The Musée d’art contemporain de Montréal is paying a vibrant tribute to Betty Goodwin, the grande dame of Canadian contemporary art, who passed away late last year.
Over the years, the Musée has built up a body of works that is highly representative of Goodwin’s practice as a whole. It acquired two of her now iconic “vest” prints in 1973, and organized her first major exhibition in 1976, a survey show of fifteen years of her output. Now, thirty years later, the museum is offering a fresh overview of the artist’s career, through forty works from the Permanent Collection that highlight the originality and scope of her multidisciplinary art: small pieces and monumental works, drawings, prints, collages, assemblages, paintings, sculptures and installations. The major series that punctuated her practice communicate her heartrending vision of the human condition. The prints exploring articles of clothing—Vest, Gloves, Hat—announce a theme that would recur throughout her work: that of the trace and absence, the self and the other.

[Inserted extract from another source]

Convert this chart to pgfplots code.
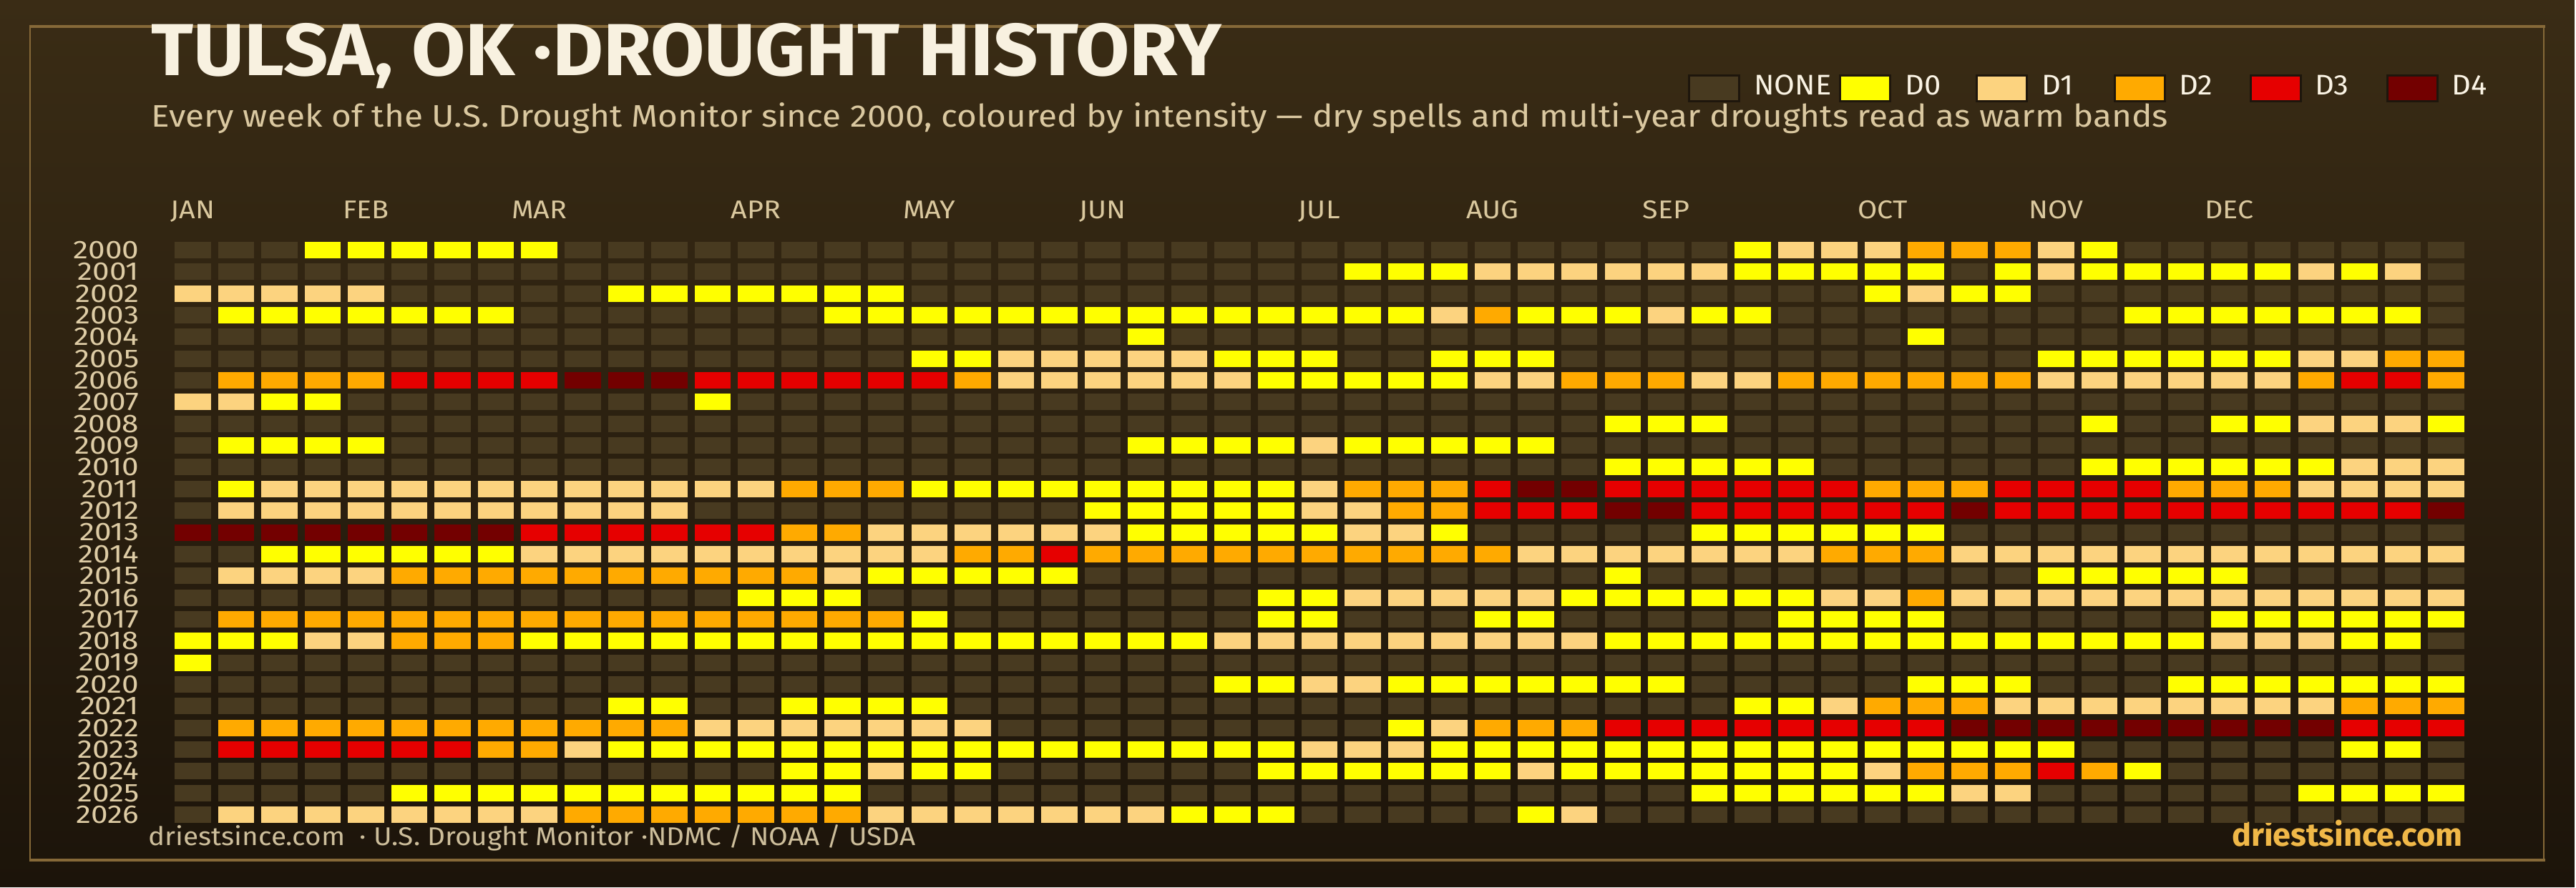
\documentclass[border=0pt]{standalone}
\usepackage{pgfplots}
\pgfplotsset{compat=1.18}
\usepackage{pgfplotstable}
\usepackage{fontspec}
\setmainfont{Fira Sans}

\definecolor{bgtop}{RGB}{58,44,21}
\definecolor{bgbot}{RGB}{28,20,10}
\definecolor{cNone}{RGB}{72,58,32}
\definecolor{cD0}{RGB}{255,255,0}
\definecolor{cD1}{RGB}{252,211,127}
\definecolor{cD2}{RGB}{255,170,0}
\definecolor{cD3}{RGB}{230,0,0}
\definecolor{cD4}{RGB}{115,0,0}
\definecolor{framec}{RGB}{134,105,56}
\definecolor{titlec}{RGB}{248,241,224}
\definecolor{subc}{RGB}{218,200,160}
\definecolor{monthc}{RGB}{218,200,158}
\definecolor{yearc}{RGB}{222,204,165}
\definecolor{footc}{RGB}{205,190,155}
\definecolor{goldc}{RGB}{240,184,72}
\definecolor{legc}{RGB}{250,243,228}
\definecolor{swborder}{RGB}{30,22,12}

% weekly US Drought Monitor category, one row per year 2000..2026, 53 weeks
% 0 = none, 1 = D0, 2 = D1, 3 = D2, 4 = D3, 5 = D4
\pgfplotstableread[header=false]{
0 0 0 1 1 1 1 1 1 0  0 0 0 0 0 0 0 0 0 0  0 0 0 0 0 0 0 0 0 0  0 0 0 0 0 0 1 2 2 2  3 3 3 2 1 0 0 0 0 0  0 0 0
0 0 0 0 0 0 0 0 0 0  0 0 0 0 0 0 0 0 0 0  0 0 0 0 0 0 0 1 1 1  2 2 2 2 2 2 1 1 1 1  1 0 1 2 1 1 1 1 1 2  1 2 0
2 2 2 2 2 0 0 0 0 0  1 1 1 1 1 1 1 0 0 0  0 0 0 0 0 0 0 0 0 0  0 0 0 0 0 0 0 0 0 1  2 1 1 0 0 0 0 0 0 0  0 0 0
0 1 1 1 1 1 1 1 0 0  0 0 0 0 0 1 1 1 1 1  1 1 1 1 1 1 1 1 1 2  3 1 1 1 2 1 1 0 0 0  0 0 0 0 0 1 1 1 1 1  1 1 0
0 0 0 0 0 0 0 0 0 0  0 0 0 0 0 0 0 0 0 0  0 0 1 0 0 0 0 0 0 0  0 0 0 0 0 0 0 0 0 0  1 0 0 0 0 0 0 0 0 0  0 0 0
0 0 0 0 0 0 0 0 0 0  0 0 0 0 0 0 0 1 1 2  2 2 2 2 1 1 1 0 0 1  1 1 0 0 0 0 0 0 0 0  0 0 0 1 1 1 1 1 1 2  2 3 3
0 3 3 3 3 4 4 4 4 5  5 5 4 4 4 4 4 4 3 2  2 2 2 2 2 1 1 1 1 1  2 2 3 3 3 2 2 3 3 3  3 3 3 2 2 2 2 2 2 3  4 4 3
2 2 1 1 0 0 0 0 0 0  0 0 1 0 0 0 0 0 0 0  0 0 0 0 0 0 0 0 0 0  0 0 0 0 0 0 0 0 0 0  0 0 0 0 0 0 0 0 0 0  0 0 0
0 0 0 0 0 0 0 0 0 0  0 0 0 0 0 0 0 0 0 0  0 0 0 0 0 0 0 0 0 0  0 0 0 1 1 1 0 0 0 0  0 0 0 0 1 0 0 1 1 2  2 2 1
0 1 1 1 1 0 0 0 0 0  0 0 0 0 0 0 0 0 0 0  0 0 1 1 1 1 2 1 1 1  1 1 0 0 0 0 0 0 0 0  0 0 0 0 0 0 0 0 0 0  0 0 0
0 0 0 0 0 0 0 0 0 0  0 0 0 0 0 0 0 0 0 0  0 0 0 0 0 0 0 0 0 0  0 0 0 1 1 1 1 1 0 0  0 0 0 0 1 1 1 1 1 1  2 2 2
0 1 2 2 2 2 2 2 2 2  2 2 2 2 3 3 3 1 1 1  1 1 1 1 1 1 2 3 3 3  4 5 5 4 4 4 4 4 4 3  3 3 4 4 4 4 3 3 3 2  2 2 2
0 2 2 2 2 2 2 2 2 2  2 2 0 0 0 0 0 0 0 0  0 1 1 1 1 1 2 2 3 3  4 4 4 5 5 4 4 4 4 4  4 5 4 4 4 4 4 4 4 4  4 4 5
5 5 5 5 5 5 5 5 4 4  4 4 4 4 3 3 2 2 2 2  2 2 1 1 1 1 1 2 2 1  0 0 0 0 0 1 1 1 1 1  1 0 0 0 0 0 0 0 0 0  0 0 0
0 0 1 1 1 1 1 1 2 2  2 2 2 2 2 2 2 2 3 3  4 3 3 3 3 3 3 3 3 3  3 2 2 2 2 2 2 2 3 3  3 2 2 2 2 2 2 2 2 2  2 2 2
0 2 2 2 2 3 3 3 3 3  3 3 3 3 3 2 1 1 1 1  1 0 0 0 0 0 0 0 0 0  0 0 0 1 0 0 0 0 0 0  0 0 0 1 1 1 1 1 0 0  0 0 0
0 0 0 0 0 0 0 0 0 0  0 0 0 1 1 1 0 0 0 0  0 0 0 0 0 1 1 2 2 2  2 2 1 1 1 1 1 1 2 2  3 2 2 2 2 2 2 2 2 2  2 2 2
0 3 3 3 3 3 3 3 3 3  3 3 3 3 3 3 3 1 0 0  0 0 0 0 0 1 1 0 0 0  1 1 0 0 0 0 0 1 1 1  1 0 0 0 0 0 0 1 1 1  1 1 1
1 1 1 2 2 3 3 3 1 1  1 1 1 1 1 1 1 1 1 1  1 1 1 1 2 2 2 2 2 2  2 2 2 1 1 1 1 1 1 1  1 1 1 1 1 1 1 2 2 2  1 1 0
1 0 0 0 0 0 0 0 0 0  0 0 0 0 0 0 0 0 0 0  0 0 0 0 0 0 0 0 0 0  0 0 0 0 0 0 0 0 0 0  0 0 0 0 0 0 0 0 0 0  0 0 0
0 0 0 0 0 0 0 0 0 0  0 0 0 0 0 0 0 0 0 0  0 0 0 0 1 1 2 2 1 1  1 1 1 1 1 0 0 0 0 0  1 1 1 0 0 0 1 1 1 1  1 1 1
0 0 0 0 0 0 0 0 0 0  1 1 0 0 1 1 1 1 0 0  0 0 0 0 0 0 0 0 0 0  0 0 0 0 0 0 1 1 2 3  3 3 2 2 2 2 2 2 2 2  3 3 3
0 3 3 3 3 3 3 3 3 3  3 3 2 2 2 2 2 2 2 0  0 0 0 0 0 0 0 0 1 2  3 3 3 4 4 4 4 4 4 4  4 5 5 5 5 5 5 5 5 5  4 4 4
0 4 4 4 4 4 4 3 3 2  1 1 1 1 1 1 1 1 1 1  1 1 1 1 1 1 2 2 2 1  1 1 1 1 1 1 1 1 1 1  1 1 1 1 0 0 0 0 0 0  1 1 0
0 0 0 0 0 0 0 0 0 0  0 0 0 0 1 1 2 1 1 0  0 0 0 0 0 1 1 1 1 1  1 2 1 1 1 1 1 1 1 2  3 3 3 4 3 1 0 0 0 0  0 0 0
0 0 0 0 0 1 1 1 1 1  1 1 1 1 1 1 0 0 0 0  0 0 0 0 0 0 0 0 0 0  0 0 0 0 0 1 1 1 1 1  1 2 2 0 0 0 0 0 0 1  1 1 1
0 2 2 2 2 2 2 2 2 3  3 3 3 3 3 3 2 2 2 2  2 2 2 1 1 1 0 0 0 0  0 1 2 0 0 0 0 0 0 0  0 0 0 0 0 0 0 0 0 0  0 0 0
}\drought

\pgfdeclareplotmark{cell}{%
  \pgfpathrectangle{\pgfpoint{-0.2525cm}{-0.115cm}}{\pgfpoint{0.505cm}{0.23cm}}%
  \pgfusepath{fill}}

\begin{document}
\begin{tikzpicture}
\begin{scope}[x=0.01cm,y=-0.01cm]
  \shade[top color=bgtop,bottom color=bgbot] (0,0) rectangle (3600,1240);
  \draw[framec, line width=0.02cm] (42,37) rectangle (3557,1203);
  \fill[framec] (41,35) rectangle (3559,39);
  \fill[framec] (41,1201) rectangle (3559,1205);
  \node[anchor=base west, inner sep=0pt, text=titlec,
        font=\bfseries\fontsize{29.3}{32}\selectfont\addfontfeatures{FakeStretch=1.06}] at (211,106) {TULSA, OK ·DROUGHT HISTORY};
  \node[anchor=base west, inner sep=0pt, text=subc,
        font=\fontsize{12.4}{14}\selectfont\addfontfeatures{FakeStretch=1.095}] at (211,178)
        {Every week of the U.S. Drought Monitor since 2000, coloured by intensity — dry spells and multi-year droughts read as warm bands};
  \foreach \xa/\c/\lab/\lx in {2360/cNone/NONE/2452, 2571/cD0/D0/2663, 2762/cD1/D1/2854, 2955/cD2/D2/3047, 3145/cD3/D3/3237, 3336/cD4/D4/3428}{
    \filldraw[fill=\c, draw=swborder, line width=0.03cm] (\xa+2,106) rectangle (\xa+72,142);
    \node[anchor=base west, inner sep=0pt, text=legc,
          font=\fontsize{11.3}{12}\selectfont\addfontfeatures{FakeStretch=1.05}] at (\lx,133) {\lab};
  }
  \node[anchor=base west, inner sep=0pt, text=footc,
        font=\fontsize{10.2}{12}\selectfont\addfontfeatures{FakeStretch=1.08}] at (207,1182)
        {driestsince.com \ · U.S. Drought Monitor ·NDMC / NOAA / USDA};
  \node[anchor=base east, inner sep=0pt, text=goldc,
        font=\bfseries\fontsize{12.8}{14}\selectfont] at (3444,1183) {driestsince.com};
\end{scope}

\begin{axis}[
  at={(2.3897cm,-3.343cm)}, anchor=north west,
  x=0.6056cm, y=0.3035cm,
  xmin=-0.5, xmax=52.5, ymin=-0.5, ymax=26.5,
  axis line style={draw=none},
  major tick length=0pt,
  xtick={0,4,8,13,17,21,26,30,34,39,43,47},
  xticklabels={JAN,FEB,MAR,APR,MAY,JUN,JUL,AUG,SEP,OCT,NOV,DEC},
  xticklabel pos=upper,
  xticklabel style={anchor=base, inner sep=0pt, yshift=0.293cm, text=monthc,
                    font=\fontsize{10.2}{12}\selectfont\addfontfeatures{FakeStretch=1.1}},
  ytick={0,...,26},
  yticklabels={2026,2025,2024,2023,2022,2021,2020,2019,2018,2017,2016,2015,2014,2013,2012,2011,2010,2009,2008,2007,2006,2005,2004,2003,2002,2001,2000},
  yticklabel style={anchor=east, inner sep=0pt, xshift=-0.44cm, text=yearc,
                    font=\fontsize{10.2}{11}\selectfont\addfontfeatures{FakeStretch=1.18}},
  clip=false,
  scatter/classes={
    0={mark=cell,fill=cNone,draw=none},
    1={mark=cell,fill=cD0,draw=none},
    2={mark=cell,fill=cD1,draw=none},
    3={mark=cell,fill=cD2,draw=none},
    4={mark=cell,fill=cD3,draw=none},
    5={mark=cell,fill=cD4,draw=none}},
]
\pgfplotsinvokeforeach{0,...,52}{
  \addplot[scatter, only marks, mark=cell, scatter src=explicit symbolic]
    table[x expr=#1, y expr=26-\coordindex, meta index=#1] {\drought};
}
\end{axis}
\pgfresetboundingbox
\path[use as bounding box] (0,0) rectangle (36cm,-12.4cm);
\end{tikzpicture}
\end{document}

The Nest works speak of both fragility and strength; the Tarpaulin and Kite series are metaphors for coverings; Tomb and Passage explore the theme of transition; the Swimmers are suspended between drowning and resurfacing; the Distorted Events attest to human cruelty; the cloudy, turbulent skies of the Beyond Chaos series propel us into a world beyond.
According to curator Josée Bélisle, “Betty Goodwin tirelessly examined the objects that shape our era and our passage through the unstable territories of existence. A sense of timelessness, almost of an eternity vanquished, runs through the work of this artist, whose recent death we mourn.”